Beautiful Brunette Girl. Healthy Long Hair

Hair grows from its roots at an average rate of one centimeter per month. That means that if your hair is past your shoulders, which makes it at least 16 inches long, then your ends are over three years old! Just think about all the abuse they’ve been through—scorching sun exposure, relentless heat styling, dips in salt water and chlorine, hair color treatments and aggressive brushing.

It almost sounds like a miracle that anyone actually has long hair in the first place.

Yet, long, thick locks that have blinding shine and touchable softness remain to be the beacon of beauty, youth and vitality. The good news: It actually doesn’t take a miracle to make that happen. Follow these suggestions to ensure your locks stay strong and healthy as they grow longer and longer.

Don’t wash every day. To avoid drying out your hair, skip every other day and use a dry shampoo if your roots get oily. When washing, give your scalp a good massage, which will boost blood flow to your roots, helping stimulate hair growth. And suds up gently: Hair is even more fragile when wet because it can absorb as much as 45 percent of its own weight in water, causing it to stretch 2 percent longer and up to 20 percent wider—that’s a lot of tress stress! Avoid using very hot water, which can open up the hair shaft and cause frizz. Always use a moisturizing shampoo and conditioner so hair gets clean but still stays soft and manageable.

Dry gently. Blot-dry your hair with a super absorbent, microfiber towel. Don’t rub back and forth with a regular nubby bath towel. Again, since you hair is still wet, it’s extra fragile and you must treat it with TLC. Smooth a detangling spray from ear level down to ends, then use a wide-tooth comb or specific detangling brush on wet hair to gently remove tangles, starting at the ends and working your way up.

Use hot tools with caution. When you’re going to use a blow dryer, curling iron or flat iron, use a heat-protective spray first and use the lowest setting on your hot tools to avoid burning hair. Look for styling products that contain conditioning and strengthening ingredients like natural oils, keratin and amino acids.
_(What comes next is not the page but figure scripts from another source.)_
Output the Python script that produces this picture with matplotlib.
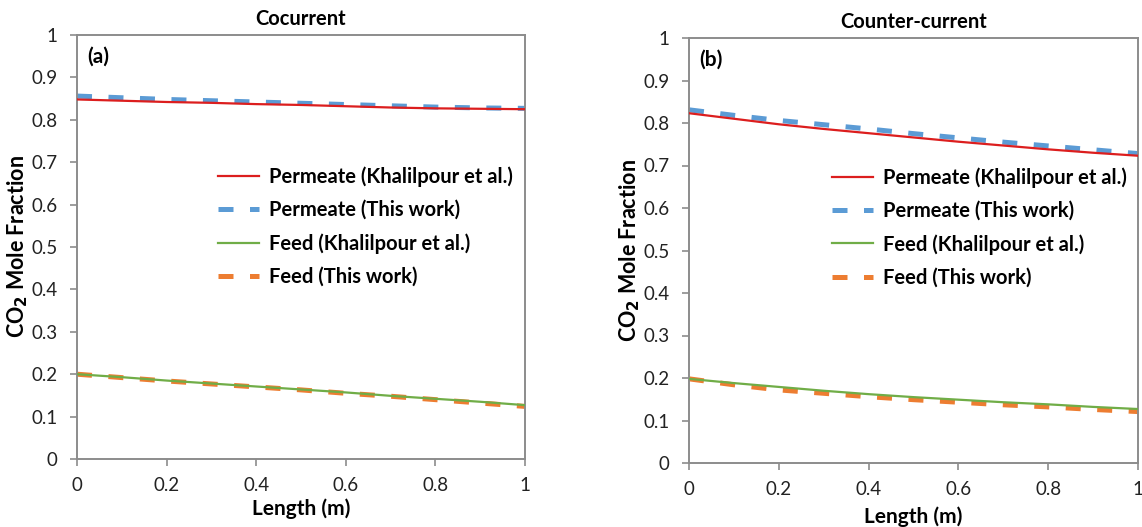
import matplotlib
matplotlib.use("Agg")
import matplotlib.pyplot as plt
import numpy as np

plt.rcParams['font.family'] = ['Lato', 'DejaVu Sans']

# Position along the module (m)
length = [0.0, 0.1, 0.2, 0.3, 0.4, 0.5, 0.6, 0.7, 0.8, 0.9, 1.0]

# (a) Cocurrent
co_perm_ref = [0.848, 0.845, 0.842, 0.840, 0.837, 0.835, 0.832, 0.829, 0.827, 0.826, 0.825]
co_perm_new = [0.856, 0.852, 0.848, 0.845, 0.842, 0.839, 0.836, 0.833, 0.830, 0.828, 0.827]
co_feed_ref = [0.200, 0.193, 0.185, 0.178, 0.171, 0.164, 0.157, 0.149, 0.142, 0.135, 0.127]
co_feed_new = [0.200, 0.192, 0.184, 0.177, 0.170, 0.163, 0.155, 0.148, 0.140, 0.132, 0.124]

# (b) Counter-current
cc_perm_ref = [0.823, 0.810, 0.797, 0.786, 0.776, 0.766, 0.756, 0.747, 0.738, 0.730, 0.723]
cc_perm_new = [0.831, 0.818, 0.806, 0.796, 0.786, 0.775, 0.765, 0.755, 0.746, 0.737, 0.728]
cc_feed_ref = [0.198, 0.188, 0.179, 0.170, 0.162, 0.155, 0.149, 0.143, 0.138, 0.132, 0.127]
cc_feed_new = [0.198, 0.184, 0.172, 0.164, 0.156, 0.149, 0.143, 0.137, 0.132, 0.126, 0.121]

series_labels = ["Permeate (Khalilpour et al.)", "Permeate (This work)",
                 "Feed (Khalilpour et al.)", "Feed (This work)"]
titles = ["Cocurrent", "Counter-current"]
panel_tags = ["(a)", "(b)"]
x_ticks = [0, 0.2, 0.4, 0.6, 0.8, 1]
y_ticks = [0, 0.1, 0.2, 0.3, 0.4, 0.5, 0.6, 0.7, 0.8, 0.9, 1]

RED = "#DC1E1E"
BLUE = "#5B9BD5"
GREEN = "#70AD47"
ORANGE = "#ED7D31"
SPINE = "#8C8C8C"

W, H = 1142, 527
fig = plt.figure(figsize=(W / 100, H / 100), dpi=100)

def px_axes(l, t, r, b):
    return fig.add_axes([l / W, 1 - b / H, (r - l) / W, (b - t) / H])

ax_a = px_axes(77, 35, 525, 459)
ax_b = px_axes(689, 38, 1138, 463)

# axes, data, legend anchor, y-label x, x-label y (axes fractions)
panels = [
    (ax_a, co_perm_ref, co_perm_new, co_feed_ref, co_feed_new, (0.315, 0.690), -0.106, -0.093),
    (ax_b, cc_perm_ref, cc_perm_new, cc_feed_ref, cc_feed_new, (0.318, 0.696), -0.104, -0.102),
]

for i, (ax, p_ref, p_new, f_ref, f_new, leg_anchor, ylx, xly) in enumerate(panels):
    ax.plot(length, p_ref, color=RED, lw=1.6, label=series_labels[0], zorder=3)
    ax.plot(length, p_new, color=BLUE, lw=3.6, dashes=(3.0, 3.3),
            dash_capstyle='butt', label=series_labels[1], zorder=2)
    ax.plot(length, f_ref, color=GREEN, lw=1.6, label=series_labels[2], zorder=3)
    ax.plot(length, f_new, color=ORANGE, lw=3.6, dashes=(3.0, 3.3),
            dash_capstyle='butt', label=series_labels[3], zorder=2)

    ax.set_xlim(0, 1)
    ax.set_ylim(0, 1)
    ax.set_xticks(x_ticks)
    ax.set_xticklabels([f"{v:g}" for v in x_ticks])
    ax.set_yticks(y_ticks)
    ax.set_yticklabels([f"{v:g}" for v in y_ticks])
    ax.tick_params(axis='both', direction='out', length=5, width=1.2,
                   color=SPINE, labelsize=13.5, labelcolor="#222222")
    ax.tick_params(axis='x', pad=8)
    ax.tick_params(axis='y', pad=9)
    for sp in ax.spines.values():
        sp.set_color(SPINE)
        sp.set_linewidth(1.4)

    ax.set_title(titles[i], fontsize=14.5, fontweight='bold', pad=7)
    ax.set_xlabel("Length (m)", fontsize=15, fontweight='bold')
    ax.xaxis.set_label_coords(0.5, xly)
    ax.set_ylabel("CO$_\\mathbf{2}$ Mole Fraction", fontsize=15.5, fontweight='bold')
    ax.yaxis.set_label_coords(ylx, 0.5)
    ax.text(0.022, 0.948, panel_tags[i], transform=ax.transAxes,
            fontsize=15, fontweight='bold', ha='left', va='center')

    ax.legend(loc='upper left', bbox_to_anchor=leg_anchor, frameon=False,
              borderpad=0, borderaxespad=0, handlelength=2.05,
              handletextpad=0.5, labelspacing=0.65,
              prop={'weight': 'bold', 'size': 14.5})

fig.savefig("out.png", dpi=100)
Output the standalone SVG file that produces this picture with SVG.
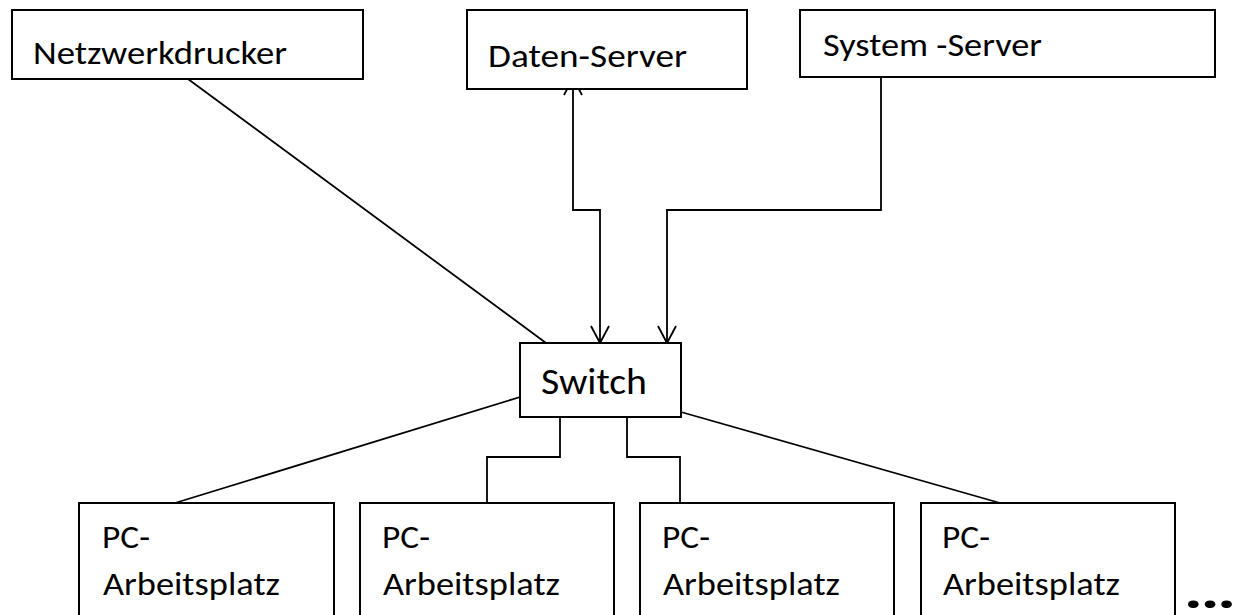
<svg xmlns="http://www.w3.org/2000/svg" width="1243" height="615" viewBox="0 0 1243 615">
<style>
  .box { fill: #ffffff; stroke: #000000; stroke-width: 2; }
  .lbl { font-family: "Carlito", "Lato", "Noto Sans", sans-serif; font-size: 33px; fill: #000000; }
  .big { font-size: 37px; }
  .conn { fill: none; stroke: #000000; stroke-width: 1.8; }
  .dots { font-family: "Lato", "Noto Sans", sans-serif; font-size: 50px; font-weight: bold; fill: #000000; }
</style>
<defs>
  <marker id="arr" viewBox="0 0 20 20" refX="18" refY="10" markerWidth="20" markerHeight="20" markerUnits="userSpaceOnUse" orient="auto-start-reverse">
    <path d="M1,1 L18,10 L1,19" fill="none" stroke="#000000" stroke-width="1.8"/>
  </marker>
</defs>
<rect width="1243" height="615" fill="#ffffff"/>

<g id="connectors">
  <line class="conn" x1="188" y1="79" x2="546" y2="343"/>
  <polyline class="conn" points="573,78 573,210 600,210 600,343" marker-start="url(#arr)" marker-end="url(#arr)"/>
  <polyline class="conn" points="881,77 881,210 667,210 667,343" marker-end="url(#arr)"/>
  <line class="conn" x1="520" y1="397" x2="175" y2="503"/>
  <polyline class="conn" points="560,417 560,457 487,457 487,503"/>
  <polyline class="conn" points="627,417 627,457 680,457 680,503"/>
  <line class="conn" x1="681" y1="412" x2="1000" y2="503"/>
</g>

<g id="netzwerkdrucker">
  <rect class="box" x="12" y="10" width="351" height="69"/>
  <text class="lbl" x="33" y="64" textLength="254" lengthAdjust="spacingAndGlyphs">Netzwerkdrucker</text>
</g>
<g id="daten-server">
  <rect class="box" x="467" y="10" width="280" height="79"/>
  <text class="lbl" x="488" y="67" textLength="199" lengthAdjust="spacingAndGlyphs">Daten-Server</text>
</g>
<g id="system-server">
  <rect class="box" x="800" y="10" width="415" height="67"/>
  <text class="lbl" x="823" y="56" textLength="219" lengthAdjust="spacingAndGlyphs">System -Server</text>
</g>
<g id="switch">
  <rect class="box" x="520" y="343" width="161" height="74"/>
  <text class="lbl big" x="541" y="394" textLength="106" lengthAdjust="spacingAndGlyphs">Switch</text>
</g>
<g id="pc1">
  <rect class="box" x="79" y="503" width="255" height="130"/>
  <text class="lbl" x="102" y="548" textLength="48" lengthAdjust="spacingAndGlyphs">PC-</text>
  <text class="lbl" x="103" y="595" textLength="177" lengthAdjust="spacingAndGlyphs">Arbeitsplatz</text>
</g>
<g id="pc2">
  <rect class="box" x="360" y="503" width="254" height="130"/>
  <text class="lbl" x="382" y="548" textLength="48" lengthAdjust="spacingAndGlyphs">PC-</text>
  <text class="lbl" x="383" y="595" textLength="177" lengthAdjust="spacingAndGlyphs">Arbeitsplatz</text>
</g>
<g id="pc3">
  <rect class="box" x="640" y="503" width="254" height="130"/>
  <text class="lbl" x="662" y="548" textLength="48" lengthAdjust="spacingAndGlyphs">PC-</text>
  <text class="lbl" x="663" y="595" textLength="177" lengthAdjust="spacingAndGlyphs">Arbeitsplatz</text>
</g>
<g id="pc4">
  <rect class="box" x="921" y="503" width="254" height="130"/>
  <text class="lbl" x="942" y="548" textLength="48" lengthAdjust="spacingAndGlyphs">PC-</text>
  <text class="lbl" x="943" y="595" textLength="177" lengthAdjust="spacingAndGlyphs">Arbeitsplatz</text>
</g>
<g id="ellipsis">
  <text class="dots" x="1185" y="608" textLength="50" lengthAdjust="spacingAndGlyphs">...</text>
</g>
</svg>
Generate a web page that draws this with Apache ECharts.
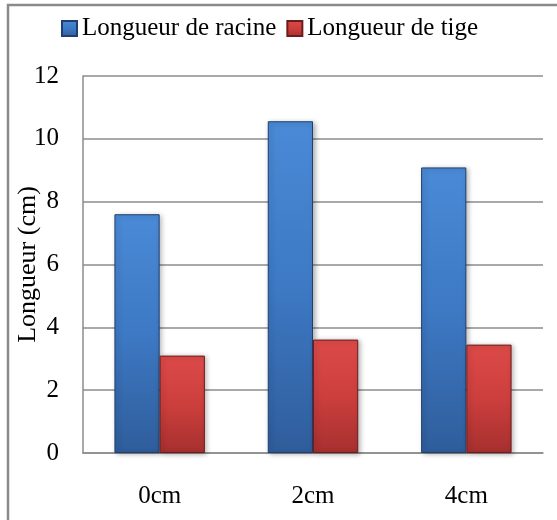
<!DOCTYPE html>
<html>
<head>
<meta charset="utf-8">
<script src="https://cdn.jsdelivr.net/npm/echarts@6/dist/echarts.min.js"></script>
<style>
html,body{margin:0;padding:0;background:#fff;}
#chart{width:557px;height:520px;}
</style>
</head>
<body>
<div id="chart"></div>
<script>
var categories = ['0cm', '2cm', '4cm'];
var racine = [7.6, 10.56, 9.09];
var tige = [3.1, 3.61, 3.45];
var seriesNames = ['Longueur de racine', 'Longueur de tige'];
var yAxisName = 'Longueur (cm)';

var FONT = '"Liberation Serif", "Times New Roman", serif';
var chart = echarts.init(document.getElementById('chart'));

function grad(top, mid, bottom) {
  return new echarts.graphic.LinearGradient(0, 0, 0, 1, [
    {offset: 0, color: top}, {offset: 0.5, color: mid}, {offset: 1, color: bottom}
  ]);
}

chart.setOption({
  animation: false,
  backgroundColor: '#fff',
  graphic: [{
    type: 'rect',
    shape: {x: 8, y: 5, width: 700, height: 700},
    style: {fill: 'none', stroke: '#8a8a8a', lineWidth: 2.5},
    z: 100
  }],
  legend: {
    left: 56,
    top: 11,
    icon: 'rect',
    itemWidth: 15,
    itemHeight: 15,
    itemGap: 10,
    textStyle: {fontFamily: FONT, fontSize: 25, color: '#000'},
    data: seriesNames
  },
  grid: {left: 83, right: 14, top: 76, bottom: 67, containLabel: false, outerBoundsMode: 'none'},
  xAxis: {
    type: 'category',
    data: categories,
    axisLine: {show: true, lineStyle: {color: '#8c8c8c', width: 1.5}},
    axisTick: {show: false},
    axisLabel: {fontFamily: FONT, fontSize: 25, color: '#000', margin: 31}
  },
  yAxis: {
    type: 'value',
    min: 0, max: 12, interval: 2,
    name: yAxisName,
    nameLocation: 'middle',
    nameRotate: 90,
    nameGap: 42,
    nameMoveOverlap: false,
    nameTextStyle: {fontFamily: FONT, fontSize: 26, color: '#000'},
    axisLine: {show: true, lineStyle: {color: '#8c8c8c', width: 1.5}},
    axisTick: {show: false},
    axisLabel: {fontFamily: FONT, fontSize: 25, color: '#000', margin: 24},
    splitLine: {show: true, lineStyle: {color: '#8c8c8c', width: 1.5}}
  },
  series: [{
    name: seriesNames[0],
    type: 'bar',
    data: racine,
    barGap: '0%',
    barCategoryGap: '41%',
    itemStyle: {
      color: grad('#4a8ad6', '#3d79c4', '#2f5d9b'),
      borderColor: '#1f3f70',
      borderWidth: 1,
      shadowBlur: 5,
      shadowColor: 'rgba(0,0,0,0.3)',
      shadowOffsetX: 2,
      shadowOffsetY: 1
    }
  }, {
    name: seriesNames[1],
    type: 'bar',
    data: tige,
    itemStyle: {
      color: grad('#dc4a48', '#cc3f3d', '#a6302f'),
      borderColor: '#6e1c1b',
      borderWidth: 1,
      shadowBlur: 5,
      shadowColor: 'rgba(0,0,0,0.3)',
      shadowOffsetX: 2,
      shadowOffsetY: 1
    }
  }]
});
</script>
</body>
</html>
Use a natural boar-bristle brush when styling, and stay away from accessories with metal clasps and tight hairstyles, which can tear your hair.

Deep condition once a week. Apply a conditioning hair mask to freshly shampooed hair, then wrap a hot towel around it for 10 minutes, which will open up the hair shaft and let all the moisturizing ingredients sink in. Rinse out the mask with cool water to seal up your hair cuticles.

Trim dead ends. Once split ends start, they’ll progressively get worse and work their way up the mid-shaft of your hair. Dry, brittle hair may need trims every few weeks while healthier hair can go a few months.